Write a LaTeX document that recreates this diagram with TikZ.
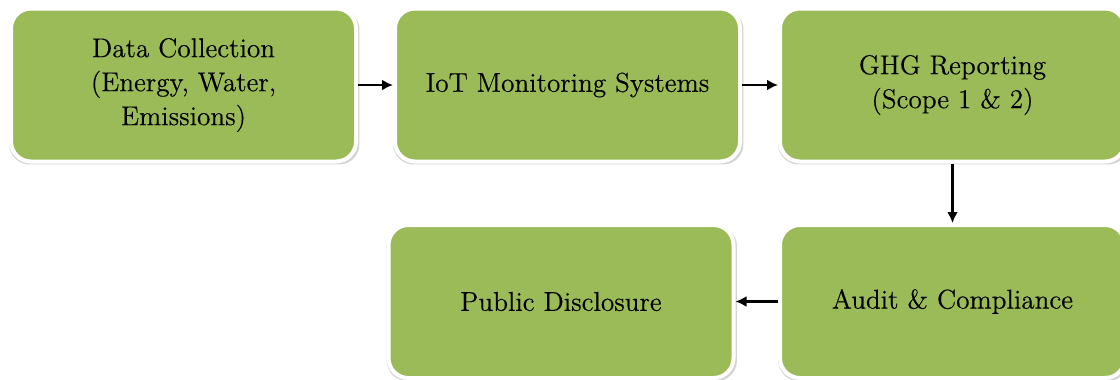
\documentclass[tikz,border=0pt]{standalone}
\usepackage{fontspec}
\usepackage{tikz}
\usepackage{color}
\usetikzlibrary{positioning,shadows,arrows.meta}
\newfontfamily\stagefont{Latin Modern Roman}[FakeBold=0.35]
\definecolor{leafgreen}{RGB}{155,187,89}
\tikzset{
  stage/.style={
    rounded corners=10pt,
    fill=leafgreen,
    draw=white,
    line width=2pt,
    minimum width=172.5pt,
    minimum height=76.5pt,
    align=center,
    font=\stagefont\fontsize{13.6}{17}\selectfont,
    drop shadow={opacity=0.35,shadow xshift=0.4pt,shadow yshift=-0.9pt,shadow scale=1.015}
  },
  flow/.style={-{Latex[length=5.5pt,width=5.5pt]},line width=1.4pt}
}

\begin{document}
\begin{tikzpicture}
      \useasboundingbox (0,0) rectangle (560pt,-190pt);
      \node [stage] (Collect) at (91.75pt,-42.5pt) {Data Collection\\(Energy, Water,\\Emissions)};
      \node [stage, on grid, right=192pt of Collect] (Monitor) {IoT Monitoring Systems};
      \node [stage, on grid, right=192.5pt of Monitor] (Report) {GHG Reporting\\(Scope 1 \& 2)};
      \node [stage, on grid, below=108.25pt of Report] (Audit) {Audit \& Compliance};
      \node [stage, on grid, left=195.75pt of Audit] (Disclose) {Public Disclosure};
      \draw [flow] (Collect) -- (Monitor);
      \draw [flow] (Monitor) -- (Report);
      \draw [flow] (Report) -- (Audit);
      \draw [flow] (Audit) -- (Disclose);
    \end{tikzpicture}
\end{document}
● ● ● ● ●
→ PROBLEM TO WORK ON
Give every line above again exactly, with no pictures.

→ ANSWER TO THIS EXERCISE
Write a LaTeX document that recreates this diagram with TikZ.
\documentclass[tikz,border=0pt]{standalone}
\usepackage{fontspec}
\usepackage{tikz}
\usepackage{color}
\usetikzlibrary{positioning,shadows,arrows.meta}
\newfontfamily\stagefont{Latin Modern Roman}[FakeBold=0.35]
\definecolor{leafgreen}{RGB}{155,187,89}
\tikzset{
  stage/.style={
    rounded corners=10pt,
    fill=leafgreen,
    draw=white,
    line width=2pt,
    minimum width=172.5pt,
    minimum height=76.5pt,
    align=center,
    font=\stagefont\fontsize{13.6}{17}\selectfont,
    drop shadow={opacity=0.35,shadow xshift=0.4pt,shadow yshift=-0.9pt,shadow scale=1.015}
  },
  flow/.style={-{Latex[length=5.5pt,width=5.5pt]},line width=1.4pt}
}

\begin{document}
\begin{tikzpicture}
      \useasboundingbox (0,0) rectangle (560pt,-190pt);
      \node [stage] (Collect) at (91.75pt,-42.5pt) {Data Collection\\(Energy, Water,\\Emissions)};
      \node [stage, on grid, right=192pt of Collect] (Monitor) {IoT Monitoring Systems};
      \node [stage, on grid, right=192.5pt of Monitor] (Report) {GHG Reporting\\(Scope 1 \& 2)};
      \node [stage, on grid, below=108.25pt of Report] (Audit) {Audit \& Compliance};
      \node [stage, on grid, left=195.75pt of Audit] (Disclose) {Public Disclosure};
      \draw [flow] (Collect) -- (Monitor);
      \draw [flow] (Monitor) -- (Report);
      \draw [flow] (Report) -- (Audit);
      \draw [flow] (Audit) -- (Disclose);
    \end{tikzpicture}
\end{document}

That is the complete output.